In fact, I think I actually liked it a little less and I think the reason for that is the little embellishments that are on some of the tracks, like the beginning of Sugar on the Bone, combinations of guitar distortion and keyboards that sound pretty cool on a first time through but start to get annoying on a second. Moments like this keep popping up at odd points, at the beginning or even in the middle of songs like Look Away.

The songs here are all good, often great, and they betray an intriguing set of influences, some of which are not from rock bands. The album's closer, Shooting Stars, is a straight out gospel song, for instance, and it's a real highlight. I wanted it to keep going for ten minutes with an evolution like a Nina Simone song like Sinnerman. It reminded me of the band's stunning version of Amy Winehouse's Back to Black.

Usually I'm hearing bands like Bad Company and Led Zeppelin in New Wave of Classic Rock albums rather than Amy Winehouse and Nina Simone, but hey. I ain't complainin'. There's a soulful edge all the way through, especially in the backing vocals, which start out like Lynyrd Skynyrd harmonies and move even more into Motown territory. I got a Heartless Bastards vibe on Sugar on the Bone too and some Adele on Imperial Joy, so even though it's mostly looking backwards to the seventies, it's still contemporary music.

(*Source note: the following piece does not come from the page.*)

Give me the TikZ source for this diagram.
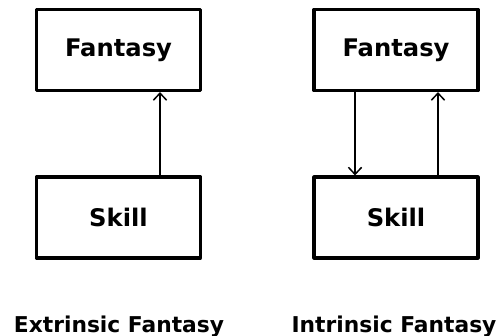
\documentclass[tikz,border=0pt]{standalone}
\usepackage{fontspec}
\setmainfont{DejaVu Sans}
\usetikzlibrary{arrows.meta}
\begin{document}
\begin{tikzpicture}[x=0.02cm, y=-0.02cm, >={Straight Barb[length=4pt,width=7.5pt]}, line join=round,
	font=\fontsize{13.8}{16}\selectfont\bfseries,
	box/.style={draw, line width=1.8pt, minimum width=3.28cm, minimum height=1.62cm, inner sep=0pt},
	link/.style={->, line width=0.85pt},
	caption/.style={anchor=base, font=\fontsize{12.4}{14}\selectfont\bfseries}]
			\useasboundingbox (0,0) rectangle (502,335);
			% Extrinsic
			\node[box] (fanL) at (118.5,50) {Fantasy};
			\node[box] (skiL) at (118.5,217.5) {Skill};
			\node[caption] (labL) at (119,332) {Extrinsic Fantasy};
			\draw[link] ([xshift=0.83cm]skiL.north) -- ([xshift=0.83cm]fanL.south);
			% Intrinsic
			\node[box] (fanR) at (396,50) {Fantasy};
			\node[box] (skiR) at (396,217.5) {Skill};
			\node[caption] (labR) at (394,332) {Intrinsic Fantasy};
			\draw[link] ([xshift=-0.82cm]fanR.south) -- ([xshift=-0.82cm]skiR.north);
			\draw[link] ([xshift=0.84cm]skiR.north) -- ([xshift=0.84cm]fanR.south);
\end{tikzpicture}
\end{document}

The influence that stood out most for me is Cold Chisel, not only because lead vocalist Jay Buchanan often sounds uncannily like Jimmy Barnes, but even after Barnestorming verses, the band tend to leap into wildly catchy choruses, often literally hand clapping, foot stomping gospel shouts, like on the album opener, Do Your Worst, or the heavier and grungier Back in the Woods. Only The End of Forever has him sound more like Steve Perry.

Look Away kicks off with an acoustic guitar that sounds rather like Jimmy Page and the title track has a strong Zeppelin vibe that isn't the usual Zeppelin vibe rock bands tend to go for. It's as if they were paying more attention to the folky sounds of Going to California than Good Times Bad Times or Kashmir. It's not remotely Kingdom Come/Greta van Fleet Zeppelin.

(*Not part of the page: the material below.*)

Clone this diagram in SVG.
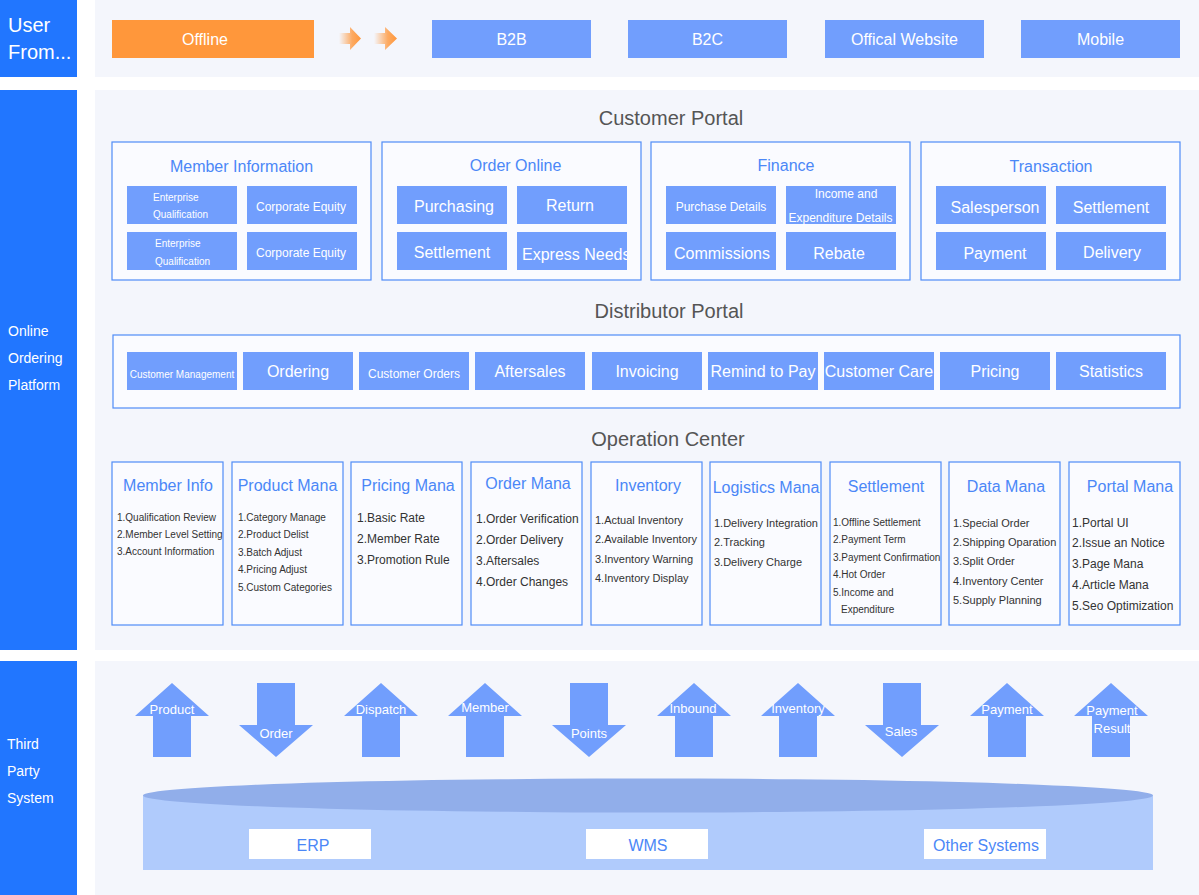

All Directions leaps headlong into sixties psych and it's a real tribute to the range of Rival Sons that this feels natural. It ought to feel odd that there's psychedelic folk on an album that features fuzzy guitar that sometimes gets vicious in the way that the Ram Jam Band did. It's fair to suggest that some tracks, especially Back in the Woods, feel urgent as if they were recorded live in the studio. Mike Miley's drum sound especially feels very raw and I loved that.

I'm interested to see how this album will age. It's clearly a great slab of music, much deeper than Inglorious (and that goes for Jay Buchanan's voice too) and much more consistent than the Doomsday Outlaw album, even with such a wild range of influences behind it.

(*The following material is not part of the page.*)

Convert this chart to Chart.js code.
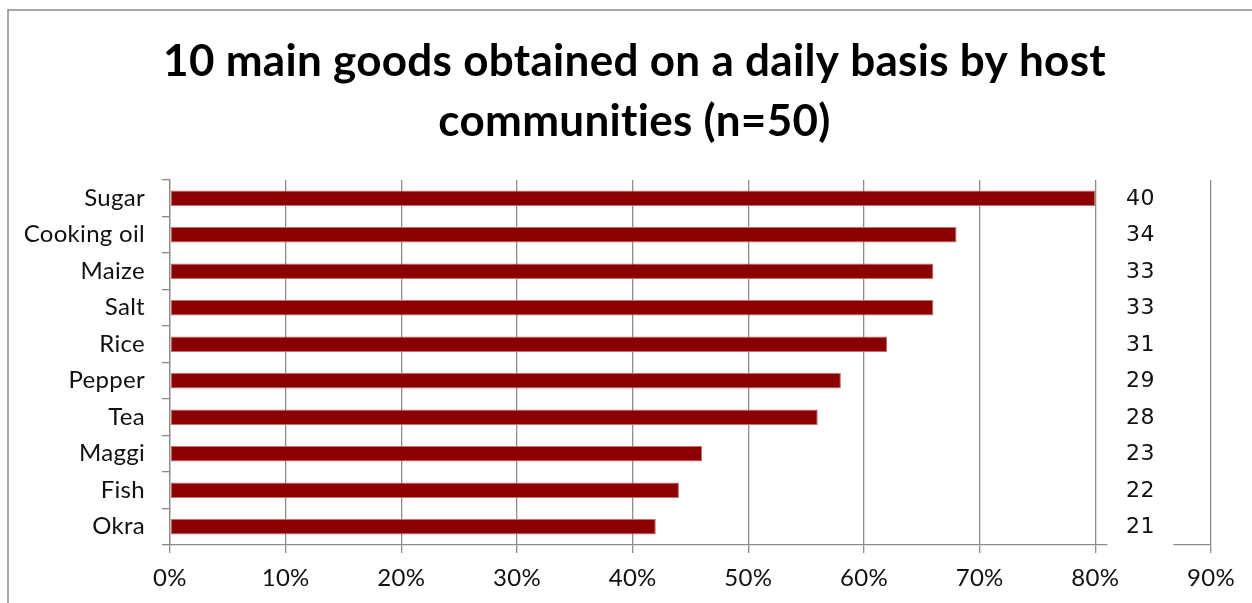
<!DOCTYPE html>
<html>
<head>
<meta charset="utf-8">
<script src="https://cdn.jsdelivr.net/npm/chart.js@4/dist/chart.umd.min.js"></script>
<style>
  html, body { margin: 0; padding: 0; background: #fff; }
  #wrap { width: 1252px; height: 603px; position: relative; }
</style>
</head>
<body>
<div id="wrap"><canvas id="c" width="1252" height="603"></canvas></div>
<script>
// Goods obtained daily by host communities, sample size n = 50
const sampleSize = 50;
const goods = ['Sugar', 'Cooking oil', 'Maize', 'Salt', 'Rice', 'Pepper', 'Tea', 'Maggi', 'Fish', 'Okra'];
const counts = [40, 34, 33, 33, 31, 29, 28, 23, 22, 21];
const percents = counts.map(n => n / sampleSize * 100);
const xTicks = [0, 10, 20, 30, 40, 50, 60, 70, 80, 90];

const titleLines = ['10 main goods obtained on a daily basis by host', 'communities (n=50)'];
const axisGray = '#8c8c8c';
const labelFont = { family: 'Lato', size: 24 };

// Outer frame lines (top and left) around the chart
const framePlugin = {
  id: 'frame',
  beforeDraw(chart) {
    const ctx = chart.ctx;
    ctx.letterSpacing = '0.3px';
    ctx.save();
    ctx.fillStyle = '#fff';
    ctx.fillRect(0, 0, chart.width, chart.height);
    ctx.strokeStyle = '#8a8a8a';
    ctx.lineWidth = 1.5;
    ctx.beginPath();
    ctx.moveTo(8, chart.height);
    ctx.lineTo(8, 10);
    ctx.lineTo(chart.width, 10);
    ctx.stroke();
    ctx.restore();
  }
};

// Count labels in a column to the right of the bars
const countPlugin = {
  id: 'counts',
  afterDraw(chart) {
    const ctx = chart.ctx;
    const xs = chart.scales.x, ys = chart.scales.y;
    const colX = xs.getPixelForValue(83.9);
    ctx.save();
    ctx.fillStyle = '#fff';
    ctx.fillRect(colX - 33, ys.top + 2, 66, ys.bottom - ys.top + 4);
    ctx.fillStyle = '#111';
    ctx.font = '22px "DejaVu Sans"';
    ctx.letterSpacing = '0.5px';
    ctx.textAlign = 'center';
    ctx.textBaseline = 'middle';
    counts.forEach((n, i) => {
      ctx.fillText(String(n), colX, ys.getPixelForValue(i) + 1);
    });
    ctx.restore();
  }
};

new Chart(document.getElementById('c'), {
  type: 'bar',
  data: {
    labels: goods,
    datasets: [{
      data: percents,
      backgroundColor: '#8b0000',
      borderColor: '#c27070',
      borderWidth: 1,
      borderSkipped: false,
      categoryPercentage: 1,
      barPercentage: 0.43
    }]
  },
  options: {
    indexAxis: 'y',
    responsive: false,
    animation: false,
    layout: { padding: { left: 17, right: 0, top: 0, bottom: 0 } },
    plugins: {
      legend: { display: false },
      tooltip: { enabled: false },
      title: {
        display: true,
        text: titleLines,
        color: '#000',
        font: { family: 'Lato', size: 44, weight: 'bold', lineHeight: 60 / 44 },
        padding: { top: 32, bottom: 28 }
      }
    },
    scales: {
      x: {
        min: 0,
        max: 90,
        afterBuildTicks(scale) { scale.ticks = xTicks.map(v => ({ value: v })); },
        afterFit(scale) { scale.height = 58; },
        ticks: {
          color: '#111',
          font: labelFont,
          padding: 11,
          maxRotation: 0,
          callback: v => v + '%'
        },
        grid: { color: axisGray, lineWidth: 1.3, tickLength: 8, drawTicks: true },
        border: { color: axisGray, width: 1.3 }
      },
      y: {
        afterFit(scale) { scale.width = 153; },
        ticks: { color: '#111', font: labelFont, padding: 17 },
        grid: { display: true, drawOnChartArea: false, color: axisGray, lineWidth: 1.3, tickLength: 8, offset: true },
        border: { color: axisGray, width: 1.3 }
      },
      // empty right-hand margin column
      yRight: {
        position: 'right',
        display: true,
        afterFit(scale) { scale.width = 41; },
        ticks: { display: false },
        grid: { display: false },
        border: { display: false }
      }
    }
  },
  plugins: [framePlugin, countPlugin]
});
</script>
</body>
</html>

It's the distortion that lessens it a little for me, and not just those interesting little moments but the guitar tone on a few tracks too. While that does become annoying on a second listen, though, I'm finding that it's starting to fade away in my subconscious by the fourth or fifth time through. Yeah, I think Feral Roots is going to age just fine and it'll be talked about for a long time.